╔══
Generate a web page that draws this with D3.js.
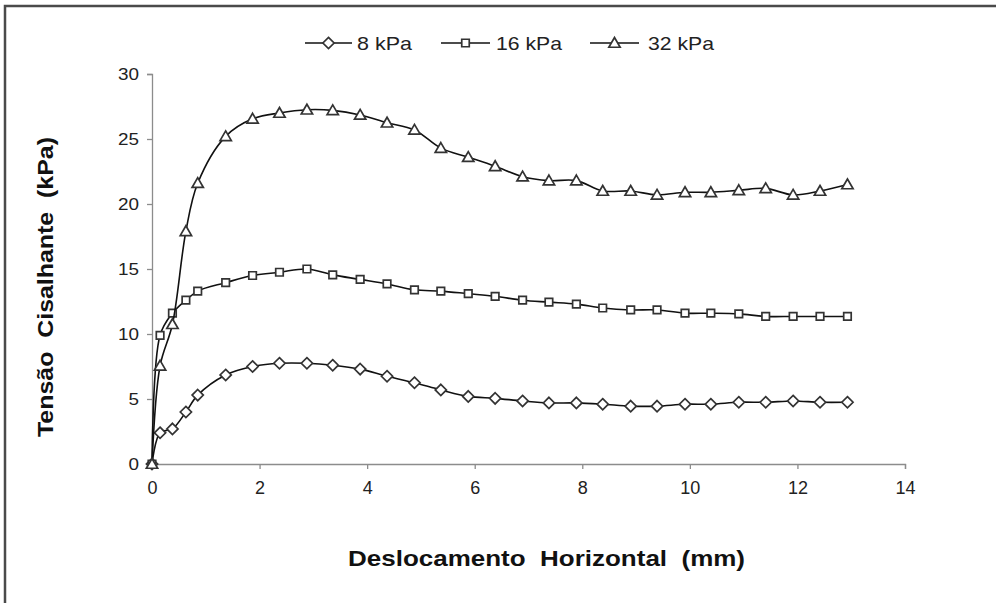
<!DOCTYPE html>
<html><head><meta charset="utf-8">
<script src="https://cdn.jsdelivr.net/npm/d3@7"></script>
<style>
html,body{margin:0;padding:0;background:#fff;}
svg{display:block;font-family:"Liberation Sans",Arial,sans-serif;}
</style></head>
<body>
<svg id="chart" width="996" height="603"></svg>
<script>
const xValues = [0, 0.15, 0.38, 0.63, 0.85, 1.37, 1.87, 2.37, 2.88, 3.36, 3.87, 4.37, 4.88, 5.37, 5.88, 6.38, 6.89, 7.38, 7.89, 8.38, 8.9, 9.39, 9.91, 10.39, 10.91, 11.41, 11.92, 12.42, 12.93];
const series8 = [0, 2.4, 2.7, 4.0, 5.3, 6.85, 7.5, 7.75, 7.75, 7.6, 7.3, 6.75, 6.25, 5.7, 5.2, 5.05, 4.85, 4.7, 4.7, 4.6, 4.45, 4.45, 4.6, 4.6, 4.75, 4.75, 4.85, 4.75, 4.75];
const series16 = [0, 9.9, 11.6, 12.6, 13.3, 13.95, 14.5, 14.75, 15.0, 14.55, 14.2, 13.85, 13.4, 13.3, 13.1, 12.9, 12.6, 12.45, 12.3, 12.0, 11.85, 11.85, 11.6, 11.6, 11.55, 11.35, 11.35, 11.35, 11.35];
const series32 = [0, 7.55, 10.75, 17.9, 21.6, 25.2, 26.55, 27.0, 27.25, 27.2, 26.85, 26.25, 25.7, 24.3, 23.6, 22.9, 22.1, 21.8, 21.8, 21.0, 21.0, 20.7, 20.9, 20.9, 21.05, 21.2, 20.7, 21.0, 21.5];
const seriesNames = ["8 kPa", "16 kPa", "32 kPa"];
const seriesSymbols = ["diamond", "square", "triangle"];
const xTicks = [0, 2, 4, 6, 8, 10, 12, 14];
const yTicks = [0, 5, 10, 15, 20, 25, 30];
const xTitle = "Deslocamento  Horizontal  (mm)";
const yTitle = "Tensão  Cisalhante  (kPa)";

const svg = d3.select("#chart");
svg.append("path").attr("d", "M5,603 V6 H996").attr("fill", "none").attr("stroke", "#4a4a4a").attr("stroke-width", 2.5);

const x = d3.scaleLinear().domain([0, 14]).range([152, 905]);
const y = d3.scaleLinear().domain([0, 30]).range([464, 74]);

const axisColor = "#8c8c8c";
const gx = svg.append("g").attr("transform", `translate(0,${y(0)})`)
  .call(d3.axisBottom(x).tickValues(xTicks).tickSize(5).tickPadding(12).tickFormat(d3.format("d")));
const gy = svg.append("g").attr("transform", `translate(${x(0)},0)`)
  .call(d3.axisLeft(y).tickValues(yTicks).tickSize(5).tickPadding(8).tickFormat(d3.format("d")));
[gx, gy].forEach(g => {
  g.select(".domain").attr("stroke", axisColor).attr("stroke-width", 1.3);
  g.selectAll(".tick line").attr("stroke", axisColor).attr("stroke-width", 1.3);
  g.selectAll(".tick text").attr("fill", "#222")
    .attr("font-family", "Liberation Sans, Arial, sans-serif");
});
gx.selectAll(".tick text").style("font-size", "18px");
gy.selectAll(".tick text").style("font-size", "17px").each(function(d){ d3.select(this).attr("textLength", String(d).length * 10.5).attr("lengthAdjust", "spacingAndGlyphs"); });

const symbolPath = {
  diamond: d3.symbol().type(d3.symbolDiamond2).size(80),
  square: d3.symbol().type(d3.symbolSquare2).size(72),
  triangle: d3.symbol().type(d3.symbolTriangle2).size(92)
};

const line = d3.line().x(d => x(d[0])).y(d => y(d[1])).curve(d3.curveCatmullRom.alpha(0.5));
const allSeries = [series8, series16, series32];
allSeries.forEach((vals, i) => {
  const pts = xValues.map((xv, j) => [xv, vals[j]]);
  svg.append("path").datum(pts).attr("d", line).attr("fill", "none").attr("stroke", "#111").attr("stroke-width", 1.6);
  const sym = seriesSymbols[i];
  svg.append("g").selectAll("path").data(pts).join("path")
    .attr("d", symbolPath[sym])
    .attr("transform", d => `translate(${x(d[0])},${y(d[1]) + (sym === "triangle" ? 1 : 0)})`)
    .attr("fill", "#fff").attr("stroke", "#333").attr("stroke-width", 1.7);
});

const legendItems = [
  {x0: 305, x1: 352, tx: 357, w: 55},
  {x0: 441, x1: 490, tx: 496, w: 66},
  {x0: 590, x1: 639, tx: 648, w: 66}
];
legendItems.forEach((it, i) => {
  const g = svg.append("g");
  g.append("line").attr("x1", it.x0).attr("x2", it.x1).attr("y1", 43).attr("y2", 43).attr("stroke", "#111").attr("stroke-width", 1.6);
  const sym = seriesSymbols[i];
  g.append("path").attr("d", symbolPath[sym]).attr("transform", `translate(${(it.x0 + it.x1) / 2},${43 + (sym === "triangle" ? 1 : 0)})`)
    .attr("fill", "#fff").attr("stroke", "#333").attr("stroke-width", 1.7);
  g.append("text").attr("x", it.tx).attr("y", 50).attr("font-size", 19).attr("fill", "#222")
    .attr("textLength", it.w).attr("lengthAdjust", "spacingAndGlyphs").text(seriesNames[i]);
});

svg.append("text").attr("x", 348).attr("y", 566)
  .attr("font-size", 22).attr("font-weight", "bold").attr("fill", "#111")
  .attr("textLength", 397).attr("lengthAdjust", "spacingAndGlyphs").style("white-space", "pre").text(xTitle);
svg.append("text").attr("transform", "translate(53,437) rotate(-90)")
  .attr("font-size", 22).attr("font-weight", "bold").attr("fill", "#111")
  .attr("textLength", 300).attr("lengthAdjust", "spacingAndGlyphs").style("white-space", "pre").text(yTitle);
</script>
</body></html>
╚══
- WRITTEN INSTRUCTION -
Examine the data above and state how many of its lines contain the word "this", with no further remarks.

- FINISHED ANSWER -
2